Is is something in the water?
R-71, the gay partner benefits referendum, looks to be passing statewide (51 percent yes, 49 percent no), driven by the "yes" vote in 10 of Washington's 39 counties, all of them bordering the Salish Sea. In fact, only two counties on Puget Sound did not approve it: Pierce and Mason.
Compare that with the state spending and anti-tax initiative, I-1033. The Tim Eyman measure was defeated all around Puget Sound, again with the exception of Pierce and Mason counties. Yet, as of now, it's also going down to defeat (55 percent no to 45 percent yes) in more than half of the state's counties, including some in central Washington (Kittitas and Yakima), and nearly all of southeastern Washington, a generally Republican enclave (outside Spokane), including strongholds like Lincoln and Adams counties.
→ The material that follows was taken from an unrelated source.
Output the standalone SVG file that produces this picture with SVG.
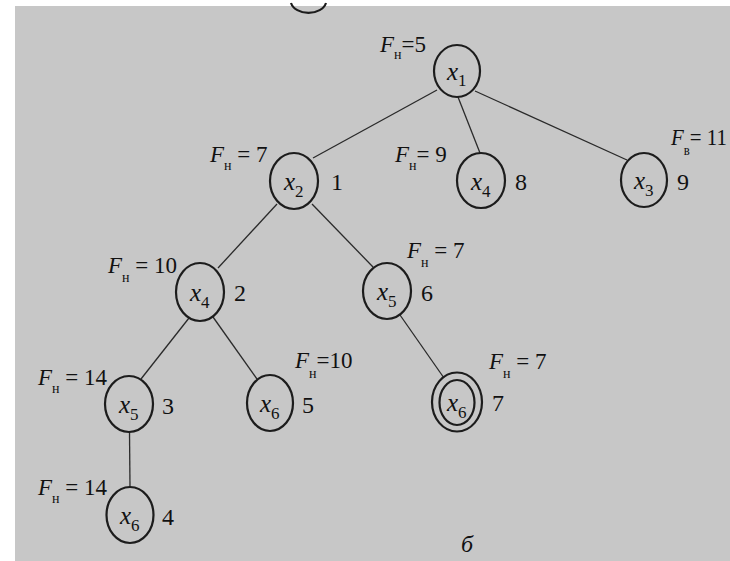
<svg xmlns="http://www.w3.org/2000/svg" width="730" height="561" viewBox="0 0 730 561">
<style>
.bg{fill:#c7c7c7}
.n{fill:none;stroke:#1c1c1c;stroke-width:2.2}
.e{stroke:#2a2a2a;stroke-width:1.3;fill:none}
text{font-family:'Liberation Serif',serif;fill:#111111}
.lab{font-size:23px}
.f{font-style:italic}
.s{font-size:14px;font-style:normal}
.xv{font-size:25px;font-style:italic}
.xs{font-size:17px;font-style:normal}
.num{font-size:24px}
</style>
<rect x="0" y="0" width="730" height="561" fill="#ffffff"/>
<rect class="bg" x="15" y="6" width="715" height="555"/>
<path class="n" d="M291 3 A18 13 0 0 0 326 3"/>
<g id="connectors">
<line class="e" x1="437" y1="90" x2="313" y2="158"/>
<line class="e" x1="458" y1="97" x2="480" y2="153"/>
<line class="e" x1="475" y1="91" x2="627" y2="160"/>
<line class="e" x1="277" y1="204" x2="218" y2="268"/>
<line class="e" x1="312" y1="204" x2="373" y2="267"/>
<line class="e" x1="189" y1="318" x2="141" y2="379"/>
<line class="e" x1="213" y1="317" x2="257" y2="379"/>
<line class="e" x1="400" y1="315" x2="444" y2="378"/>
<line class="e" x1="129.5" y1="432" x2="130" y2="487"/>
</g>
<g id="n_x1">
<ellipse class="n" cx="457" cy="71" rx="23" ry="26"/>
<text x="447" y="80"><tspan class="xv">x</tspan><tspan class="xs" dy="6">1</tspan></text>
<text class="lab" x="380" y="52"><tspan class="f">F</tspan><tspan class="s" dy="7">н</tspan><tspan dy="-7">=5</tspan></text>
</g>
<g id="n_x2">
<ellipse class="n" cx="294" cy="181" rx="24" ry="28"/>
<text x="284" y="190"><tspan class="xv">x</tspan><tspan class="xs" dy="7">2</tspan></text>
<text class="num" x="331" y="190">1</text>
<text class="lab" x="210" y="162"><tspan class="f">F</tspan><tspan class="s" dy="8">н</tspan><tspan dy="-8"> = 7</tspan></text>
</g>
<g id="n_x4a">
<ellipse class="n" cx="481" cy="180.5" rx="24" ry="27.5"/>
<text x="471" y="190"><tspan class="xv">x</tspan><tspan class="xs" dy="7">4</tspan></text>
<text class="num" x="515" y="190">8</text>
<text class="lab" x="395" y="162"><tspan class="f">F</tspan><tspan class="s" dy="8">н</tspan><tspan dy="-8">= 9</tspan></text>
</g>
<g id="n_x3">
<ellipse class="n" cx="644" cy="180" rx="23" ry="27"/>
<text x="634" y="189"><tspan class="xv">x</tspan><tspan class="xs" dy="7">3</tspan></text>
<text class="num" x="677" y="190">9</text>
<text class="lab" x="671" y="145" textLength="56" lengthAdjust="spacingAndGlyphs"><tspan class="f">F</tspan><tspan class="s" dy="10">в</tspan><tspan dy="-10">= 11</tspan></text>
</g>
<g id="n_x4b">
<ellipse class="n" cx="200" cy="292" rx="24" ry="29"/>
<text x="190" y="301"><tspan class="xv">x</tspan><tspan class="xs" dy="7">4</tspan></text>
<text class="num" x="234" y="301">2</text>
<text class="lab" x="108" y="273"><tspan class="f">F</tspan><tspan class="s" dy="9">н</tspan><tspan dy="-9"> = 10</tspan></text>
</g>
<g id="n_x5a">
<ellipse class="n" cx="387" cy="291" rx="24" ry="28"/>
<text x="377" y="300"><tspan class="xv">x</tspan><tspan class="xs" dy="7">5</tspan></text>
<text class="num" x="421" y="301">6</text>
<text class="lab" x="407" y="258"><tspan class="f">F</tspan><tspan class="s" dy="9">н</tspan><tspan dy="-9"> = 7</tspan></text>
</g>
<g id="n_x5b">
<ellipse class="n" cx="129" cy="404" rx="24" ry="28"/>
<text x="119" y="413"><tspan class="xv">x</tspan><tspan class="xs" dy="7">5</tspan></text>
<text class="num" x="162" y="414">3</text>
<text class="lab" x="38" y="385"><tspan class="f">F</tspan><tspan class="s" dy="8">н</tspan><tspan dy="-8"> = 14</tspan></text>
</g>
<g id="n_x6a">
<ellipse class="n" cx="270" cy="403" rx="23" ry="28"/>
<text x="260" y="412"><tspan class="xv">x</tspan><tspan class="xs" dy="7">6</tspan></text>
<text class="num" x="302" y="413">5</text>
<text class="lab" x="295" y="368"><tspan class="f">F</tspan><tspan class="s" dy="10">н</tspan><tspan dy="-10">=10</tspan></text>
</g>
<g id="n_x6b">
<ellipse class="n" cx="457" cy="402" rx="25" ry="29.5"/>
<ellipse class="n" cx="457" cy="402.5" rx="17.5" ry="22.5" stroke-width="1.6"/>
<text x="447" y="411"><tspan class="xv">x</tspan><tspan class="xs" dy="7">6</tspan></text>
<text class="num" x="492" y="411">7</text>
<text class="lab" x="489" y="369"><tspan class="f">F</tspan><tspan class="s" dy="9">н</tspan><tspan dy="-9"> = 7</tspan></text>
</g>
<g id="n_x6c">
<ellipse class="n" cx="130" cy="515" rx="23.5" ry="28"/>
<text x="120" y="524"><tspan class="xv">x</tspan><tspan class="xs" dy="7">6</tspan></text>
<text class="num" x="162" y="525">4</text>
<text class="lab" x="38" y="495"><tspan class="f">F</tspan><tspan class="s" dy="8">н</tspan><tspan dy="-8"> = 14</tspan></text>
</g>
<text x="461" y="552" font-size="24" font-style="italic">б</text>
</svg>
Support for gay rights is strong in Puget Sound country, and that has made the difference. But much of normally fiscally conservative Eastern Washington joined the Wetside in opposing Eyman's restraints on government spending and decision-making. The Dryside has benefited from huge state and federal projects (irrigation, dams, farm subsidies). In fact, in some counties, like Garfield, public-sector jobs are the biggest employer (Garfield rejected Eyman with a 60 percent "no" vote).
While there's a sense that red states and counties often don't vote their self-interest, maybe the Great Recession has brought a dose of realism. In Republican Adams county, R-71 was going down 73 percent to 27 percent, but so was the anti-tax measure 58 to 41. They may not be ready for almost-gay marriage, but they're also not ready to kill off government.